> **Recorded data**
##########

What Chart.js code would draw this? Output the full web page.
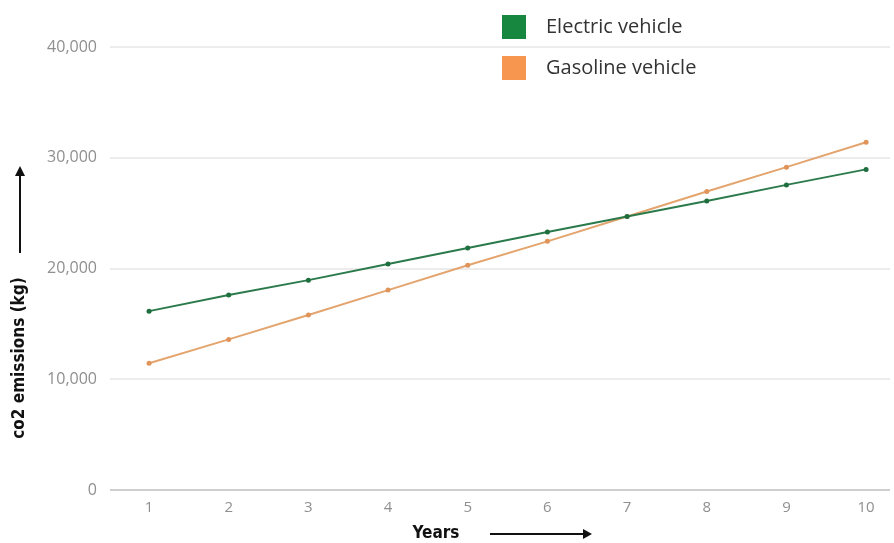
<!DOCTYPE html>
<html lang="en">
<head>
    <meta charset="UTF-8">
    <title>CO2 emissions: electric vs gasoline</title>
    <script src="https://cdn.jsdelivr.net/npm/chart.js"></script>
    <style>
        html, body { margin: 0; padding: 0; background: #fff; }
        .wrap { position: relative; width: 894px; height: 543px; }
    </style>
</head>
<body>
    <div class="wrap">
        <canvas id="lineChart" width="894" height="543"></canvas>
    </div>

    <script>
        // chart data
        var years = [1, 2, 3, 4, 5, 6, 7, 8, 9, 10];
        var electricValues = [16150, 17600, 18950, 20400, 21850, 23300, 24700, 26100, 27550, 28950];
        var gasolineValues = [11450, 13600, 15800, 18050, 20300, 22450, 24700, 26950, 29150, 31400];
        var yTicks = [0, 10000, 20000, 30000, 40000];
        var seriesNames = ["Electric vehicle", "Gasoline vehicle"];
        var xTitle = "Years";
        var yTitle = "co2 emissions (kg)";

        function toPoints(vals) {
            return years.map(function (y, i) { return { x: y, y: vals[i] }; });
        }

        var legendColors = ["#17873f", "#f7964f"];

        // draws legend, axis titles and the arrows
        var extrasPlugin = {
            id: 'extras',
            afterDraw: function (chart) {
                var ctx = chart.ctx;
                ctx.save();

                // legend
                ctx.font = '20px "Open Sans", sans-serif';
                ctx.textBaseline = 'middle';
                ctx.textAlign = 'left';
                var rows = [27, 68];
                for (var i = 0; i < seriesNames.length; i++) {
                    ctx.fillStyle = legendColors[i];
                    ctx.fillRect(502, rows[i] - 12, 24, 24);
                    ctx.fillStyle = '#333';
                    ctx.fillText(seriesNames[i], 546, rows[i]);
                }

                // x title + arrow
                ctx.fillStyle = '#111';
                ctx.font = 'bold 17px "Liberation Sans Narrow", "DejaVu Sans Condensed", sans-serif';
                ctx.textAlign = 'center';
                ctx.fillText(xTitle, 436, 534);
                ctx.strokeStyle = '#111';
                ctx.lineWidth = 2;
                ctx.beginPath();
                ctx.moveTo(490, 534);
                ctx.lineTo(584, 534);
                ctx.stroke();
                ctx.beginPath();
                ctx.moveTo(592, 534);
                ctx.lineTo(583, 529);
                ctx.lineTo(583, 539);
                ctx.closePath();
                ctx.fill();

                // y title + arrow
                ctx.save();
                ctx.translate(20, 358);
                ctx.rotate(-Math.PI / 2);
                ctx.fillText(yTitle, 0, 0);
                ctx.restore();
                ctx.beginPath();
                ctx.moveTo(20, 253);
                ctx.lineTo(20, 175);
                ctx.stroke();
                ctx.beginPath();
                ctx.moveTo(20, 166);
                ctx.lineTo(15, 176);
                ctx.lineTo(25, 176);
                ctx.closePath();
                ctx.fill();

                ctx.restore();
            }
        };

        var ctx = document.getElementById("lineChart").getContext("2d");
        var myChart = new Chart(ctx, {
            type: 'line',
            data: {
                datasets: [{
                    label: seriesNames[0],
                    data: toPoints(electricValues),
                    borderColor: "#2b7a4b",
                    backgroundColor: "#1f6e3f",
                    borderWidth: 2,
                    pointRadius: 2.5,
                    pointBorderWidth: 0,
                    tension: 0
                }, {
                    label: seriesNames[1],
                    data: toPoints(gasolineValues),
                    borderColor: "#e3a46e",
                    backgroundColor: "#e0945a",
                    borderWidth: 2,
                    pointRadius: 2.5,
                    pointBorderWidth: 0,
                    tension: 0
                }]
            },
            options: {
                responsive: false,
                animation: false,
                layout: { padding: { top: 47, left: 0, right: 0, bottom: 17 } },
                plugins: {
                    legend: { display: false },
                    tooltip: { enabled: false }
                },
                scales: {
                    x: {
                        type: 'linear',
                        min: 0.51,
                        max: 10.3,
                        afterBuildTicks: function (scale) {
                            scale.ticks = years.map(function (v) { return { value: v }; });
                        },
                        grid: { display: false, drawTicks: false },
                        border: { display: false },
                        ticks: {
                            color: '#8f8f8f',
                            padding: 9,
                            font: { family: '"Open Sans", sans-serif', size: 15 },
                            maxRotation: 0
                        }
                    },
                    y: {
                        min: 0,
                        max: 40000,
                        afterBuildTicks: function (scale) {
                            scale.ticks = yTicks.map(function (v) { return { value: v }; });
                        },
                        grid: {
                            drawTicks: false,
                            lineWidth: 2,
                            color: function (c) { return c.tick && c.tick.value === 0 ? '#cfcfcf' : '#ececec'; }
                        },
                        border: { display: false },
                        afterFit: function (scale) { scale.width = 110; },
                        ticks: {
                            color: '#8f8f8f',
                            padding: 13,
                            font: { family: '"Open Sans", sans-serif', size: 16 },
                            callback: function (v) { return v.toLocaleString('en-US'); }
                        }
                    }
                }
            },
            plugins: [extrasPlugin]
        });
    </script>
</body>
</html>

##########

All of the data above should be transcribed verbatim, with pictures omitted.

What Chart.js code would draw this? Output the full web page.
<!DOCTYPE html>
<html lang="en">
<head>
    <meta charset="UTF-8">
    <title>CO2 emissions: electric vs gasoline</title>
    <script src="https://cdn.jsdelivr.net/npm/chart.js"></script>
    <style>
        html, body { margin: 0; padding: 0; background: #fff; }
        .wrap { position: relative; width: 894px; height: 543px; }
    </style>
</head>
<body>
    <div class="wrap">
        <canvas id="lineChart" width="894" height="543"></canvas>
    </div>

    <script>
        // chart data
        var years = [1, 2, 3, 4, 5, 6, 7, 8, 9, 10];
        var electricValues = [16150, 17600, 18950, 20400, 21850, 23300, 24700, 26100, 27550, 28950];
        var gasolineValues = [11450, 13600, 15800, 18050, 20300, 22450, 24700, 26950, 29150, 31400];
        var yTicks = [0, 10000, 20000, 30000, 40000];
        var seriesNames = ["Electric vehicle", "Gasoline vehicle"];
        var xTitle = "Years";
        var yTitle = "co2 emissions (kg)";

        function toPoints(vals) {
            return years.map(function (y, i) { return { x: y, y: vals[i] }; });
        }

        var legendColors = ["#17873f", "#f7964f"];

        // draws legend, axis titles and the arrows
        var extrasPlugin = {
            id: 'extras',
            afterDraw: function (chart) {
                var ctx = chart.ctx;
                ctx.save();

                // legend
                ctx.font = '20px "Open Sans", sans-serif';
                ctx.textBaseline = 'middle';
                ctx.textAlign = 'left';
                var rows = [27, 68];
                for (var i = 0; i < seriesNames.length; i++) {
                    ctx.fillStyle = legendColors[i];
                    ctx.fillRect(502, rows[i] - 12, 24, 24);
                    ctx.fillStyle = '#333';
                    ctx.fillText(seriesNames[i], 546, rows[i]);
                }

                // x title + arrow
                ctx.fillStyle = '#111';
                ctx.font = 'bold 17px "Liberation Sans Narrow", "DejaVu Sans Condensed", sans-serif';
                ctx.textAlign = 'center';
                ctx.fillText(xTitle, 436, 534);
                ctx.strokeStyle = '#111';
                ctx.lineWidth = 2;
                ctx.beginPath();
                ctx.moveTo(490, 534);
                ctx.lineTo(584, 534);
                ctx.stroke();
                ctx.beginPath();
                ctx.moveTo(592, 534);
                ctx.lineTo(583, 529);
                ctx.lineTo(583, 539);
                ctx.closePath();
                ctx.fill();

                // y title + arrow
                ctx.save();
                ctx.translate(20, 358);
                ctx.rotate(-Math.PI / 2);
                ctx.fillText(yTitle, 0, 0);
                ctx.restore();
                ctx.beginPath();
                ctx.moveTo(20, 253);
                ctx.lineTo(20, 175);
                ctx.stroke();
                ctx.beginPath();
                ctx.moveTo(20, 166);
                ctx.lineTo(15, 176);
                ctx.lineTo(25, 176);
                ctx.closePath();
                ctx.fill();

                ctx.restore();
            }
        };

        var ctx = document.getElementById("lineChart").getContext("2d");
        var myChart = new Chart(ctx, {
            type: 'line',
            data: {
                datasets: [{
                    label: seriesNames[0],
                    data: toPoints(electricValues),
                    borderColor: "#2b7a4b",
                    backgroundColor: "#1f6e3f",
                    borderWidth: 2,
                    pointRadius: 2.5,
                    pointBorderWidth: 0,
                    tension: 0
                }, {
                    label: seriesNames[1],
                    data: toPoints(gasolineValues),
                    borderColor: "#e3a46e",
                    backgroundColor: "#e0945a",
                    borderWidth: 2,
                    pointRadius: 2.5,
                    pointBorderWidth: 0,
                    tension: 0
                }]
            },
            options: {
                responsive: false,
                animation: false,
                layout: { padding: { top: 47, left: 0, right: 0, bottom: 17 } },
                plugins: {
                    legend: { display: false },
                    tooltip: { enabled: false }
                },
                scales: {
                    x: {
                        type: 'linear',
                        min: 0.51,
                        max: 10.3,
                        afterBuildTicks: function (scale) {
                            scale.ticks = years.map(function (v) { return { value: v }; });
                        },
                        grid: { display: false, drawTicks: false },
                        border: { display: false },
                        ticks: {
                            color: '#8f8f8f',
                            padding: 9,
                            font: { family: '"Open Sans", sans-serif', size: 15 },
                            maxRotation: 0
                        }
                    },
                    y: {
                        min: 0,
                        max: 40000,
                        afterBuildTicks: function (scale) {
                            scale.ticks = yTicks.map(function (v) { return { value: v }; });
                        },
                        grid: {
                            drawTicks: false,
                            lineWidth: 2,
                            color: function (c) { return c.tick && c.tick.value === 0 ? '#cfcfcf' : '#ececec'; }
                        },
                        border: { display: false },
                        afterFit: function (scale) { scale.width = 110; },
                        ticks: {
                            color: '#8f8f8f',
                            padding: 13,
                            font: { family: '"Open Sans", sans-serif', size: 16 },
                            callback: function (v) { return v.toLocaleString('en-US'); }
                        }
                    }
                }
            },
            plugins: [extrasPlugin]
        });
    </script>
</body>
</html>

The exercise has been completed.